Mais tandis que des protestations massives incluant des entrepreneurs technologiques, des réservistes de l’armée, des universitaires et d’autres ont montré l’étendue de la détermination parmi les Juifs d’empêcher la tentative du gouvernement de légiférer sur ce qu’il appelle une « réforme judiciaire », les Arabes israéliens, qui représentent un cinquième de la population, ont à peine tourné.
Cette dynamique s’est vérifiée à la Knesset comme dans la rue. Mansour Abbas, le chef du parti arabe Ra’am, a déclaré qu’il s’opposait aux changements, mais lorsqu’il a été invité à participer à une conférence de presse avec d’autres dirigeants de l’opposition politique, il a refusé.

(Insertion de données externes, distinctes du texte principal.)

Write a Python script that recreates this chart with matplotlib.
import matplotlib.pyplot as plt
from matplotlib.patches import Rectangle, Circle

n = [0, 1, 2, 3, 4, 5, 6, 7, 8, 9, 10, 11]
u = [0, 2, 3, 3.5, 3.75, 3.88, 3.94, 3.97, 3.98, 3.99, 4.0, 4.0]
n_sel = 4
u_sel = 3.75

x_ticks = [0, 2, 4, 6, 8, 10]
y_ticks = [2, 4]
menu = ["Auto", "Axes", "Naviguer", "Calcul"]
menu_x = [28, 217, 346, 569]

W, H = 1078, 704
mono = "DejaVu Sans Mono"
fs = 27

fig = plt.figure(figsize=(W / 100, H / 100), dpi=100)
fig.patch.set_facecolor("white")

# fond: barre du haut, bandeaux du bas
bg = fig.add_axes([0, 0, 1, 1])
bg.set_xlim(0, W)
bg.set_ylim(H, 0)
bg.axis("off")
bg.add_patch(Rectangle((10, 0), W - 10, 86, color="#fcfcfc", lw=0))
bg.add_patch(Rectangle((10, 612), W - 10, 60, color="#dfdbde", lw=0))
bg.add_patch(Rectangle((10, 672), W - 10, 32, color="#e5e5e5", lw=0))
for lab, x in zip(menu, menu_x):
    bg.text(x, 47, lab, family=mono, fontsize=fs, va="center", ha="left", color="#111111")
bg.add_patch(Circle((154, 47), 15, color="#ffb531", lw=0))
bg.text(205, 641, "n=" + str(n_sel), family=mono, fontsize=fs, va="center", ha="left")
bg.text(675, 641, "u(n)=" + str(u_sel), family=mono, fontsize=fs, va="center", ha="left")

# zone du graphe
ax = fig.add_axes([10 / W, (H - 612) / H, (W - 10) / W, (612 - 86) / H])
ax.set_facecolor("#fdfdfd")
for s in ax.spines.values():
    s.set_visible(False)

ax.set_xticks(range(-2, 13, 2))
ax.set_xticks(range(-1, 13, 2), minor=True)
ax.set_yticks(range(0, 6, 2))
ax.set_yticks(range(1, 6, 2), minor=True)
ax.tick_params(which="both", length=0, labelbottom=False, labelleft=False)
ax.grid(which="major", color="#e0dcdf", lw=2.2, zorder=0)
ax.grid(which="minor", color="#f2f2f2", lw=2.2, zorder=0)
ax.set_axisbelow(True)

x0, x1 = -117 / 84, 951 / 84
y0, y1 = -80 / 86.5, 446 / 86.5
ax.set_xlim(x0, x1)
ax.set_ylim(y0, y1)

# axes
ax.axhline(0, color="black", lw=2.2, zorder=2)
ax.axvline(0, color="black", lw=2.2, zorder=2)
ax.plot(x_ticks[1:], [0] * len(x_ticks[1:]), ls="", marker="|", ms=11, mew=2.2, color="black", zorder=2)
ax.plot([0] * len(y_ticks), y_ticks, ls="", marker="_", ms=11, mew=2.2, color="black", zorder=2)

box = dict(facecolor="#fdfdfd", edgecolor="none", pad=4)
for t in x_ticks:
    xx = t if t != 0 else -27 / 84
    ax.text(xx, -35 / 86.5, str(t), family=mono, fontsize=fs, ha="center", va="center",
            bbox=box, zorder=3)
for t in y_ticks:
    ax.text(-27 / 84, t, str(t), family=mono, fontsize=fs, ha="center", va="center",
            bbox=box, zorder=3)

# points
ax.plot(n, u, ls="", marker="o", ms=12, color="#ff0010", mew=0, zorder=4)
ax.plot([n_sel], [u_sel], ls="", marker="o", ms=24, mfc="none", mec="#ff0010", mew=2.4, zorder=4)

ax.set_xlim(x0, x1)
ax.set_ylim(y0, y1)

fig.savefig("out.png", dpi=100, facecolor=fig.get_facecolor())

Une campagne pour inciter les Arabes à participer aux manifestations a commencé vendredi avec la publication d’une pétition appelant à l’activisme public, signée par plus de 200 personnalités arabes, dont des juges à la retraite. Un rassemblement ici samedi a cherché à résoudre des questions épineuses sur ce à quoi pourrait ressembler la participation arabe et quelles exigences elle pourrait engendrer.
Amener les Arabes israéliens aux manifestations qui sont devenues une caractéristique récurrente de la vie dans les villes d’Israël tous les samedis soirs ne sera pas nécessairement facile. Cette poussée risque de se heurter à une privation de droits perçue de la part des Arabes israéliens, dont les partis politiques ont rarement fait partie de coalitions au pouvoir et dont la participation à la politique électorale a été décrite dans le passé comme illégitime par le Premier ministre Benjamin Netanyahu et ses alliés.
Un autre obstacle probable est le ciblage étroit des organisateurs de la manifestation, presque tous juifs.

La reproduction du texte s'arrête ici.